When West Fargo School District officials tried to explain the National Certification process during a school board meeting Monday night, they threw around verbiage like "rigorous" and "consuming."
In a nutshell, the process is downright tough.
"I file like I was doing my master's thesis all over again - and in just six months," said Molly Bestge, one of three West Fargo teachers who recently received National Board Certification.
Bestge, a teacher at the STEM Center, Aaron Knodel of West Fargo High School, and Amber Rudolph of Sheyenne Ninth Grade Center received word in late November that their performance met the standard for National Board Certification in language arts, as set by the board of directors of the National Board for Professional Teaching Standards.
National Board Certification is an advanced teaching credential, "that is highly rigorous and time consuming," Assistant Superintendent Louise Dardis said. "You need an understanding family to accomplish it."
As part of the certification process, candidates complete 10 assessments that are reviewed by trained teachers in their certificate areas. The assessments include four portfolio entries that feature teaching practice and six constructed response exercises that assess content knowledge. National Board Certification complements a teacher's state license, and is valid for 10 years.

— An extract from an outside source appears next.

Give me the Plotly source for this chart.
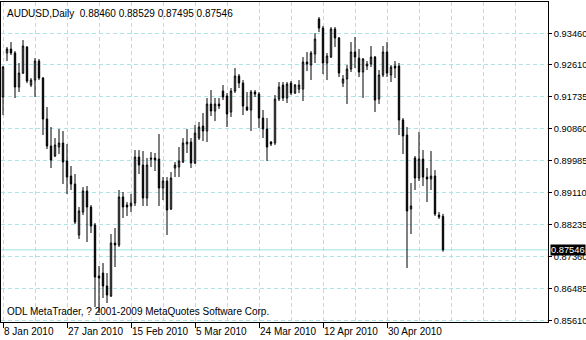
import plotly.graph_objects as go

SYMBOL = "AUDUSD,Daily"
COPYRIGHT = "ODL MetaTrader, ? 2001-2009 MetaQuotes Software Corp."

OPEN = [0.91719, 0.92921, 0.93030, 0.92921, 0.91992, 0.92374, 0.93084, 0.92047, 0.92183, 0.92702,
        0.92238, 0.91118, 0.90381, 0.90108, 0.90353, 0.90463, 0.89971, 0.89561, 0.89343, 0.87950,
        0.88578, 0.89152, 0.88715, 0.88223, 0.86830, 0.86912, 0.86557, 0.86284, 0.87732, 0.87677,
        0.88988, 0.88769, 0.88742, 0.88824, 0.90080, 0.89862, 0.88961, 0.90053, 0.90053, 0.90026,
        0.89234, 0.89425, 0.88660, 0.89780, 0.89807, 0.89944, 0.90435, 0.90490, 0.89917, 0.90599,
        0.90927, 0.90790, 0.91528, 0.91337, 0.91528, 0.91883, 0.91746, 0.91309, 0.91883, 0.92292,
        0.92101, 0.91446, 0.91364, 0.91856, 0.91801, 0.91145, 0.90845, 0.90490, 0.90463, 0.91664,
        0.92047, 0.91692, 0.92101, 0.91828, 0.91937, 0.91937, 0.92675, 0.92593, 0.92893, 0.93849,
        0.93603, 0.92648, 0.92811, 0.93576, 0.93330, 0.92101, 0.92211, 0.92484, 0.92948, 0.92784,
        0.92402, 0.92566, 0.92620, 0.92811, 0.91664, 0.92320, 0.92948, 0.92320, 0.92566, 0.92566,
        0.91091, 0.90681, 0.88660, 0.90053, 0.89507, 0.90026, 0.89534, 0.89480, 0.89561, 0.88496,
        0.88460]
HIGH = [0.92566, 0.93084, 0.93221, 0.92975, 0.92648, 0.93276, 0.93112, 0.92238, 0.92784, 0.92757,
        0.92265, 0.91446, 0.90900, 0.90599, 0.90845, 0.90790, 0.90435, 0.89835, 0.89616, 0.88715,
        0.89261, 0.89288, 0.88769, 0.88278, 0.87104, 0.87185, 0.86912, 0.87978, 0.88141, 0.89179,
        0.89125, 0.88851, 0.89070, 0.90271, 0.90271, 0.90244, 0.90053, 0.90217, 0.90190, 0.90708,
        0.89534, 0.89534, 0.89671, 0.89944, 0.90353, 0.90599, 0.90845, 0.90599, 0.90954, 0.91036,
        0.91282, 0.91692, 0.91910, 0.91692, 0.91692, 0.92047, 0.91828, 0.91965, 0.92511, 0.92347,
        0.92183, 0.91856, 0.91910, 0.91910, 0.91856, 0.91364, 0.91145, 0.90517, 0.91774, 0.92129,
        0.92129, 0.92129, 0.92156, 0.92074, 0.92183, 0.92811, 0.92948, 0.92975, 0.93467, 0.93904,
        0.93658, 0.92921, 0.93631, 0.93631, 0.93358, 0.92320, 0.92593, 0.93221, 0.93358, 0.93030,
        0.92784, 0.92702, 0.93112, 0.92839, 0.92456, 0.93112, 0.93221, 0.92593, 0.92702, 0.92648,
        0.91145, 0.90900, 0.89370, 0.90108, 0.90763, 0.90271, 0.89780, 0.90244, 0.89725, 0.88578,
        0.88529]
LOW = [0.91227, 0.92702, 0.92866, 0.91692, 0.91856, 0.92347, 0.92101, 0.91992, 0.91719, 0.92183,
       0.90681, 0.90299, 0.89780, 0.90080, 0.90162, 0.89343, 0.89070, 0.89179, 0.88251, 0.87841,
       0.88496, 0.87759, 0.88005, 0.85984, 0.85820, 0.86230, 0.86093, 0.86257, 0.87076, 0.87623,
       0.88414, 0.88469, 0.88578, 0.88742, 0.89616, 0.88742, 0.88742, 0.89807, 0.89698, 0.88742,
       0.88906, 0.87950, 0.88633, 0.89534, 0.89534, 0.89917, 0.90190, 0.89780, 0.89889, 0.90545,
       0.90517, 0.90490, 0.91200, 0.91063, 0.91391, 0.91637, 0.90900, 0.91173, 0.91828, 0.91965,
       0.91227, 0.91337, 0.90790, 0.91719, 0.90872, 0.90599, 0.89971, 0.90381, 0.90408, 0.91610,
       0.91610, 0.91555, 0.91774, 0.91801, 0.91828, 0.91610, 0.92429, 0.92183, 0.92648, 0.93494,
       0.92347, 0.92183, 0.92784, 0.93084, 0.92265, 0.91992, 0.91528, 0.92402, 0.92511, 0.92265,
       0.91692, 0.92456, 0.92538, 0.91309, 0.91528, 0.92265, 0.92265, 0.92129, 0.92238, 0.90681,
       0.90162, 0.87049, 0.87978, 0.89179, 0.89425, 0.89288, 0.88851, 0.89179, 0.88469, 0.88387,
       0.87495]
CLOSE = [0.92538, 0.93030, 0.92921, 0.91992, 0.92374, 0.93112, 0.92156, 0.92183, 0.92702, 0.92238,
         0.91118, 0.90381, 0.89998, 0.90408, 0.90463, 0.89944, 0.89534, 0.89343, 0.88305, 0.88606,
         0.89152, 0.88715, 0.88196, 0.86803, 0.86776, 0.86557, 0.86311, 0.87732, 0.87677, 0.88988,
         0.88715, 0.88715, 0.88824, 0.90080, 0.89862, 0.88961, 0.89862, 0.90026, 0.89998, 0.89234,
         0.89425, 0.88633, 0.89507, 0.89862, 0.89971, 0.90463, 0.90490, 0.89917, 0.90736, 0.90900,
         0.90790, 0.91528, 0.91337, 0.91528, 0.91473, 0.91719, 0.91255, 0.91883, 0.92292, 0.92101,
         0.91473, 0.91364, 0.91856, 0.91801, 0.91145, 0.90845, 0.90353, 0.90435, 0.91664, 0.91992,
         0.91692, 0.92074, 0.91828, 0.92047, 0.92047, 0.92675, 0.92620, 0.92921, 0.93303, 0.93603,
         0.92648, 0.92839, 0.93576, 0.93330, 0.92374, 0.92211, 0.92484, 0.92948, 0.92811, 0.92402,
         0.92757, 0.92620, 0.92811, 0.91637, 0.92320, 0.92948, 0.92374, 0.92538, 0.92511, 0.91091,
         0.90654, 0.88606, 0.88742, 0.89507, 0.90026, 0.89534, 0.89480, 0.89561, 0.88524, 0.88442,
         0.87546]

X_TICK_BARS = [0, 16, 32, 48, 64, 80, 96]
X_TICK_LABELS = ["8 Jan 2010", "27 Jan 2010", "15 Feb 2010", "5 Mar 2010",
                 "24 Mar 2010", "12 Apr 2010", "30 Apr 2010"]
Y_TICK_LABELS = ["0.93460", "0.92610", "0.91735", "0.90860", "0.89985",
                 "0.89110", "0.88235", "0.87360", "0.86485", "0.85610"]

FONT = "Liberation Sans, Arial, sans-serif"
GRID = "#b0e4e4"
PRICE_LINE = "#9fe3e3"

bars = list(range(len(OPEN)))

fig = go.Figure(go.Candlestick(
    x=bars, open=OPEN, high=HIGH, low=LOW, close=CLOSE,
    increasing=dict(line=dict(color="black", width=1), fillcolor="white"),
    decreasing=dict(line=dict(color="black", width=1), fillcolor="black"),
    whiskerwidth=0, showlegend=False, hoverinfo="skip",
))

fig.add_hline(y=CLOSE[-1], line=dict(color=PRICE_LINE, width=1), layer="below")

header = SYMBOL + "\u00a0\u00a0" + " ".join(
    f"{v:.5f}" for v in (OPEN[-1], HIGH[-1], LOW[-1], CLOSE[-1]))
fig.add_annotation(text=header, xref="paper", yref="paper", x=0, y=1,
                   xanchor="left", yanchor="top", xshift=4, yshift=-4,
                   showarrow=False, font=dict(family=FONT, size=10, color="black"))
fig.add_annotation(text=COPYRIGHT, xref="paper", yref="paper", x=0, y=0,
                   xanchor="left", yanchor="bottom", xshift=4, yshift=3,
                   showarrow=False, font=dict(family=FONT, size=10, color="black"))
fig.add_annotation(text=f"{CLOSE[-1]:.5f}", xref="paper", yref="y", x=1, y=CLOSE[-1],
                   xanchor="left", yanchor="middle", xshift=2,
                   showarrow=False, bgcolor="black", borderpad=0,
                   font=dict(family=FONT, size=9.3, color="white"))

fig.update_layout(
    width=586, height=340,
    margin=dict(l=1, r=38, t=2, b=18),
    paper_bgcolor="white", plot_bgcolor="white",
    boxgap=0.5,
    font=dict(family=FONT, size=10, color="black"),
    xaxis=dict(
        range=[-0.5, 136.25], rangeslider=dict(visible=False),
        tickmode="array", tickvals=X_TICK_BARS, ticktext=X_TICK_LABELS,
        ticks="outside", ticklen=5, tickcolor="black", tickwidth=1,
        ticklabelposition="outside right", tickangle=0, automargin=False,
        showgrid=True, gridcolor=GRID, griddash="4px,3px", gridwidth=1,
        minor=dict(dtick=8, tick0=0, showgrid=True, gridcolor=GRID,
                   griddash="4px,3px", gridwidth=1, ticks=""),
        showline=True, linecolor="black", linewidth=1, mirror=True,
        zeroline=False, fixedrange=True,
    ),
    yaxis=dict(
        side="right", range=[0.855745, 0.943149], automargin=False,
        tickmode="array", tickvals=[float(s) for s in Y_TICK_LABELS], ticktext=Y_TICK_LABELS,
        tickfont=dict(family=FONT, size=9.3, color="black"),
        ticks="outside", ticklen=3, tickcolor="black", tickwidth=1,
        showgrid=True, gridcolor=GRID, griddash="4px,3px", gridwidth=1,
        showline=True, linecolor="black", linewidth=1, mirror=True,
        zeroline=False, fixedrange=True,
    ),
)

fig.write_html("out.html")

Being nationally certified means a teacher can do his or her job in any state in the union, Grooters said.
West Fargo Public Schools already had one National Board Certified teacher, so the three new additions means the district has more than 10 percent of the state's 35 nationally certified instructors.
WFHS parking lot update to cost estimated $2.4 million
Also at Monday's meeting, the school board received an update on the proposed cost of resurfacing the West Fargo High School parking lot.
According to the engineer's report, construction could cost anywhere from nearly $1.8 million to more than $2.4 million, depending on the material used to resurface the lot.
Because the district shares the parking area with West Fargo Parks, however, costs will be shared proportionately to each entity's use, West Fargo business manager Mark Lemer said.
The reasons for the price disparity largely came down to the parking lot's new surface itself. If the parking lot was resurfaced with asphalt, which it now consists of, it would cost the district approximately $1.5 million for its share.
Lemer said the downside to asphalt is the maintenance, which requires upkeep yearly and significant work on a five-year basis.
"And remember, part of the reason we're at this point is because the district has not kept up with the updating, neither with dollars or discipline," Superintendent David Flowers said.
The more expensive but less costly in the long run because of upkeep would be concrete.
"It nearly doubles the life of a parking lot," Lemer said.
At $600,000 more expensive, concrete definitely was a less appealing option from a price point. But given the dilapidated state of the current lot's asphalt covering, the board decided concrete would be the best choice in the long run.
"We need to put something in that will actually have a long life," Lemer said.
While the park board was scheduled to meet Wednesday to decide it's choice in the matter, Lemer said, either way, the city likely would be approached to develop a special assessment district for the project.
"We would struggle to pay for the lot, and the park district definitely would struggle," he said.
As it stands, the school district will pay for 100 percent of the cost for the high school's main lot, the high school visitor parking lot, and the staff parking lot. It will pay 50 percent of the cost for the Veteran's Memorial Stadium main lot, of which it uses frequently during the school day and for events, and 85 percent for drive lanes.
In that case, the school district will pay more than $1.9 million for the project, while the park district foots approximately $460,000 of the bill.
No action was taken for the parking lot at Monday's meeting.